THIS IS MY BODY……..THIS IS MY BLOOD
I am not preaching this evening at the Holy Thursday Mass at the Cathedral as that task is being shared with the two priests of St. Jude’s this year. I will preach the homily at the Good Friday liturgy, however. Nonetheless, I wish to offer a few reflections on the incredible importance of tonight’s liturgy of the Eucharist. Three words only begin to capture the heart of what Holy Thursday is all about: service, eucharist, adoration.
Service is so plainly evident in the inclusion into the liturgy of the “washing of feet.” Recalling that Jesus, the host for the Passover supper evening in the Upper Room, took it upon himself to wash the feet of his disciples and then reminded them that he came “to serve and not to be served” is a constant reminder to me of my obligation to place others before myself, to assist more than be assisted, to share and give rather than always receive, to treat the homeless and incarcerated with the same genorsity as the greatest donor or friend, and to be at the service of all.
As we do every time Mass is celebrated we recall “the night before he died” or “the night before he suffered”. We hear the account from St. Paul of the institution of the Eucharist, the first Mass as it were, and of the continual gift of self which Jesus made possible by his actions of taking break and wine and telling us that when we do it in remembrance of Him it becomes his body and his blood. This Eucharist is as we have often said over the past four years the source and summit of our faith and marks in a special way who we are as Catholic Christians. It is truly the moment of the institution, the beginning of his continuing presence in our midst when his earthly life was soon to end. How generous? How loving? How greatly he cared for us.

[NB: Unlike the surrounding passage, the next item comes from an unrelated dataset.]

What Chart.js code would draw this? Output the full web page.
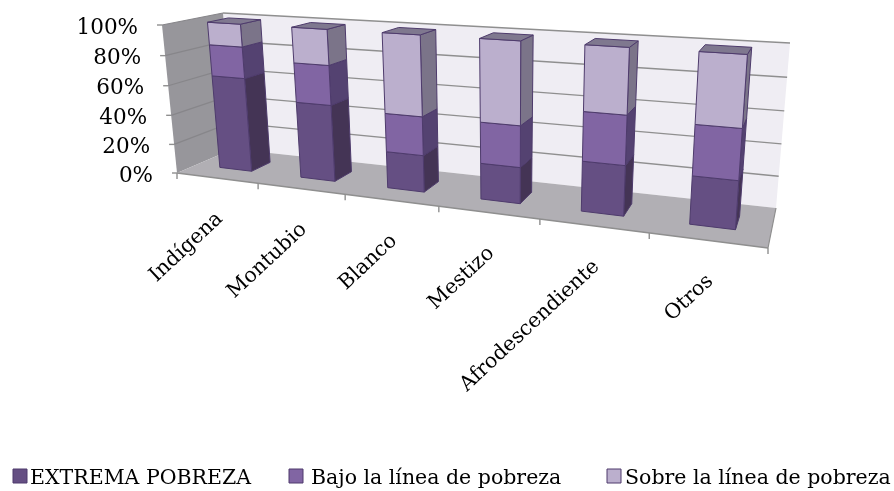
<!DOCTYPE html>
<html>
<head>
<meta charset="utf-8">
<script src="https://cdn.jsdelivr.net/npm/chart.js@4"></script>
<style>
  html, body { margin: 0; padding: 0; background: #fff; }
  #box { width: 894px; height: 491px; }
  canvas { filter: blur(0.5px); }
</style>
</head>
<body>
<div id="box"><canvas id="chart"></canvas></div>
<script>
const categories = ["Indígena", "Montubio", "Blanco", "Mestizo", "Afrodescendiente", "Otros"];
const extrema = [64, 51, 24, 23, 31, 29];
const bajo = [21, 26, 25, 26, 30, 30];
const sobre = [15, 23, 51, 51, 39, 41];
const yTicks = [0, 20, 40, 60, 80, 100];

const FONT = "'DejaVu Serif', serif";

// corners of the 3d box on screen: bottom left, bottom right, top right, top left
const frontPlane = squareToQuad([[177, 173], [768, 248], [782, 64], [162, 25]]);
const backPlane = squareToQuad([[233, 149], [776, 208], [790, 43], [223, 13]]);
const barFront = 0.35, barBack = 0.7;

function squareToQuad(q) {
  const [[x0, y0], [x1, y1], [x2, y2], [x3, y3]] = q;
  const dx3 = x0 - x1 + x2 - x3, dy3 = y0 - y1 + y2 - y3;
  const dx1 = x1 - x2, dx2 = x3 - x2, dy1 = y1 - y2, dy2 = y3 - y2;
  const den = dx1 * dy2 - dx2 * dy1;
  const g = (dx3 * dy2 - dx2 * dy3) / den;
  const h = (dx1 * dy3 - dx3 * dy1) / den;
  const a = x1 - x0 + g * x1, b = x3 - x0 + h * x3;
  const d = y1 - y0 + g * y1, e = y3 - y0 + h * y3;
  return (u, v) => {
    const w = g * u + h * v + 1;
    return [(a * u + b * v + x0) / w, (d * u + e * v + y0) / w];
  };
}

// u, v are 0..1 across the flat scales, z is 0 at the front and 1 at the back
function project(u, v, z) {
  const f = frontPlane(u, v), b = backPlane(u, v);
  return [f[0] + (b[0] - f[0]) * z, f[1] + (b[1] - f[1]) * z];
}

function poly(ctx, pts, fill, stroke) {
  ctx.beginPath();
  pts.forEach((p, i) => (i ? ctx.lineTo(p[0], p[1]) : ctx.moveTo(p[0], p[1])));
  ctx.closePath();
  ctx.fillStyle = fill;
  ctx.fill();
  if (stroke) {
    ctx.strokeStyle = stroke;
    ctx.lineWidth = 1;
    ctx.stroke();
  }
}

function line(ctx, a, b, color, width) {
  ctx.beginPath();
  ctx.moveTo(a[0], a[1]);
  ctx.lineTo(b[0], b[1]);
  ctx.strokeStyle = color;
  ctx.lineWidth = width;
  ctx.stroke();
}

function drawWalls(chart) {
  const ctx = chart.ctx;
  const yScale = chart.scales.y, xScale = chart.scales.x;
  poly(ctx, [project(0, 0, 1), project(1, 0, 1), project(1, 1, 1), project(0, 1, 1)], "#efedf3");
  poly(ctx, [project(0, 0, 0), project(0, 0, 1), project(0, 1, 1), project(0, 1, 0)], "#97969b");
  poly(ctx, [project(0, 0, 0), project(1, 0, 0), project(1, 0, 1), project(0, 0, 1)], "#b1afb4");

  yScale.ticks.forEach(t => {
    const v = t.value / 100;
    const edge = project(0, v, 0);
    if (v > 0) {
      line(ctx, project(0, v, 1), project(1, v, 1), "#8f8f8f", 1.4);
      line(ctx, edge, project(0, v, 1), "#87868a", 1.2);
    }
    line(ctx, edge, [edge[0] - 5, edge[1]], "#8f8f8f", 1.4);
    ctx.font = "21.5px " + FONT;
    ctx.fillStyle = "#000";
    ctx.textAlign = "right";
    ctx.textBaseline = "middle";
    ctx.fillText(t.label, edge[0] - 24, edge[1] + 3);
  });
  line(ctx, project(0, 0, 0), project(1, 0, 0), "#8f8f8f", 1.4);
  line(ctx, project(1, 0, 0), project(1, 0, 1), "#8f8f8f", 1.2);

  for (let i = 0; i <= categories.length; i++) {
    const p = project(i / categories.length, 0, 0);
    line(ctx, p, [p[0], p[1] + 6], "#8f8f8f", 1.4);
  }

  xScale.getLabels().forEach((label, i) => {
    const u = (xScale.getPixelForTick(i) - xScale.left) / xScale.width;
    const p = project(u, 0, 0);
    ctx.save();
    ctx.translate(p[0] + 3, p[1] + 38);
    ctx.rotate(-43 * Math.PI / 180);
    ctx.font = "20.5px " + FONT;
    ctx.fillStyle = "#000";
    ctx.textAlign = "right";
    ctx.textBaseline = "middle";
    ctx.fillText(label, 0, 0);
    ctx.restore();
  });
}

function drawBars(chart) {
  const ctx = chart.ctx;
  const area = chart.chartArea;
  const U = px => (px - area.left) / area.width;
  const V = py => (area.bottom - py) / area.height;
  const last = chart.data.datasets.length - 1;

  categories.forEach((c, i) => {
    chart.data.datasets.forEach((ds, d) => {
      const bar = chart.getDatasetMeta(d).data[i];
      const u0 = U(bar.x - bar.width / 2), u1 = U(bar.x + bar.width / 2);
      const v0 = V(bar.base), v1 = V(bar.y);
      const edge = "#4e3b6c";
      poly(ctx, [project(u1, v0, barFront), project(u1, v0, barBack), project(u1, v1, barBack), project(u1, v1, barFront)], ds.sideColor, edge);
      poly(ctx, [project(u0, v0, barFront), project(u1, v0, barFront), project(u1, v1, barFront), project(u0, v1, barFront)], ds.backgroundColor, edge);
      if (d === last) {
        poly(ctx, [project(u0, v1, barFront), project(u1, v1, barFront), project(u1, v1, barBack), project(u0, v1, barBack)], "#7f788f", edge);
      }
    });
  });
}

// the legend sits tighter than the built in one can lay out
function drawLegend(chart) {
  const ctx = chart.ctx;
  const boxX = [13, 289, 607], textX = [30, 311, 625];
  chart.data.datasets.forEach((ds, d) => {
    poly(ctx, [[boxX[d], 469], [boxX[d] + 14, 469], [boxX[d] + 14, 483], [boxX[d], 483]], ds.backgroundColor, "#4e3b6c");
    ctx.font = "20.5px " + FONT;
    ctx.fillStyle = "#000";
    ctx.textAlign = "left";
    ctx.textBaseline = "middle";
    ctx.fillText(ds.label, textX[d], 479);
  });
}

const perspective = {
  id: "perspective",
  beforeDatasetsDraw(chart) {
    drawWalls(chart);
    drawBars(chart);
    drawLegend(chart);
    return false;
  }
};

new Chart(document.getElementById("chart"), {
  type: "bar",
  data: {
    labels: categories,
    datasets: [
      { label: "EXTREMA POBREZA", data: extrema, backgroundColor: "#654f83", borderColor: "#4e3b6c", borderWidth: 1, sideColor: "#443455" },
      { label: "Bajo la línea de pobreza", data: bajo, backgroundColor: "#8165a3", borderColor: "#4e3b6c", borderWidth: 1, sideColor: "#544271" },
      { label: "Sobre la línea de pobreza", data: sobre, backgroundColor: "#bbafcd", borderColor: "#4e3b6c", borderWidth: 1, sideColor: "#7b7489" }
    ]
  },
  options: {
    responsive: true,
    maintainAspectRatio: false,
    animation: false,
    datasets: { bar: { barPercentage: 0.4, categoryPercentage: 1 } },
    scales: {
      x: {
        stacked: true,
        grid: { display: false },
        border: { display: false },
        ticks: { display: false, autoSkip: false }
      },
      y: {
        stacked: true,
        min: 0,
        max: 100,
        afterBuildTicks(scale) { scale.ticks = yTicks.map(value => ({ value })); },
        grid: { display: false },
        border: { display: false },
        ticks: { display: false, callback: v => v + "%" }
      }
    },
    plugins: {
      tooltip: { enabled: false },
      legend: { display: false }
    }
  },
  plugins: [perspective]
});
</script>
</body>
</html>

Finally, for those who can, there is some time to be spent with him “in the garden of sorrows” or Gethsemane. Those who attend the Holy Thursday liturgy know that at its conclusion, the Body of Christ consecrated at the Mass for use on Good Friday is carried in procession to another place, another altar, another tabernacle where the faithful gather in darkness to watch and pray with the Lord for a reasonable amount of time. The procession recalls the walk which Jesus and some of his disciples made from the Upper Room, down into the valley and to the Garden of Gethsemane. He asked his disciples to remain and pray for him and with him while he himself went off to ask the Father perhaps to let this coming suffering and sorrow pass from him. He did not get his wish, his prayer was seemingly unanswered, until the word of the Resurrection comes. I always end my day usually at a parish near my home where I try to spend an hour in prayer. It is hard not to fall asleep as did Peter and the others but it is a special time. I am always edified at the several dozen people who stay until the Blessed Sacrament is removed from the Altar of Repose and placed hidden for use tomorrow on Good Friday.
I hope you will derive great graces from these three days and I will return tomorrow with my Good Friday homily whose inspiration this year comes not only from the events of the day we recall, but Pope Benedict’s brilliant second volume of reflections on the life of Christ published in March and entitled JESUS OF NAZARETH: HOLY WEEK: From the Entrance into Jerusalem to the Resurrection. It is a wonderful book, exquisitely clear even for a non-scholar. Our Holy Father who last week celebrated both his 84th birthday and sixth anniversary of election is a gift to the Church.